While it may well be that the language of poetry and the imagery of dreams share a common origin in the human psyche, by now the notion is trite enough to make travel through the surreal dreamscapes of poetic imagination a tedious journey indeed. Most poetry about dreams remains merely dreamlike, too literal in concept and execution to get close to rendering the dreamer’s experience. In Burkard’s treatment, however, dreams are not abstractions, and “unsleeping” is not the same as “wakeful.” As in paintings by Magritte or de Chirico, poems come to life here in the details, in the everyday objects in odd juxtaposition. Images repeat with slight variations, one theme or idea morphing into the next. They become mesmerizing, like mantras, rituals, fetishistic dances, compulsions. While he is adept at capturing the feelings of creepiness, disorientation, and apprehension in dreams, some poems, such as “Kafka Tom,” remain inscrutable no matter how many times they are pulled apart and analyzed.

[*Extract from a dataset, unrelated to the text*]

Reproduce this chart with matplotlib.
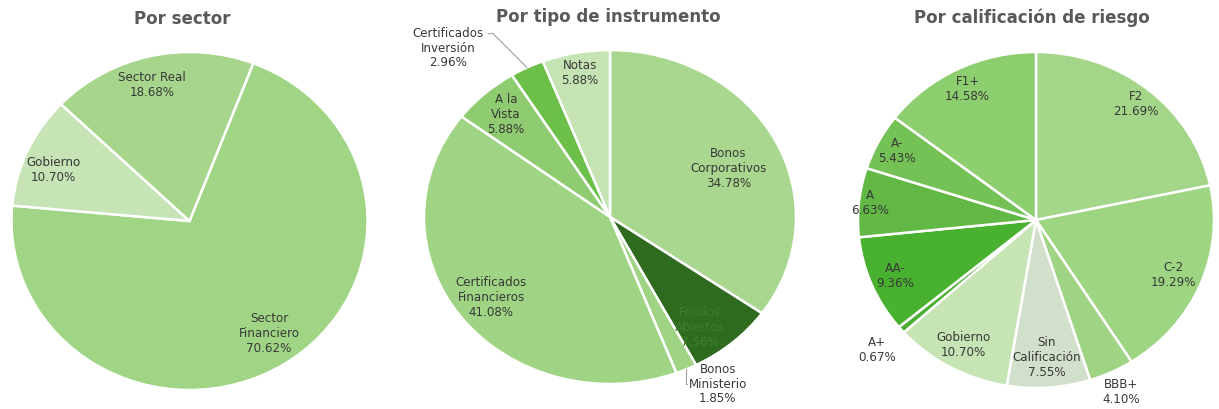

At his worst, Burkard seems to be engaged in automatic writing, capable of concocting a line such as this: “Any sexual identity which shifted again when you knew the forest began but you could not get yourself to tell the snow or the thaw?” His better efforts, however, seem less like poems than dreams committed to paper, when “awakening from a night of ghosts . . . the brightness is . . . opaque.”

A collection of uneven quality, from the profound to the seemingly pointless, but a connection to Burkard’s work, once established, is worth the effort expended.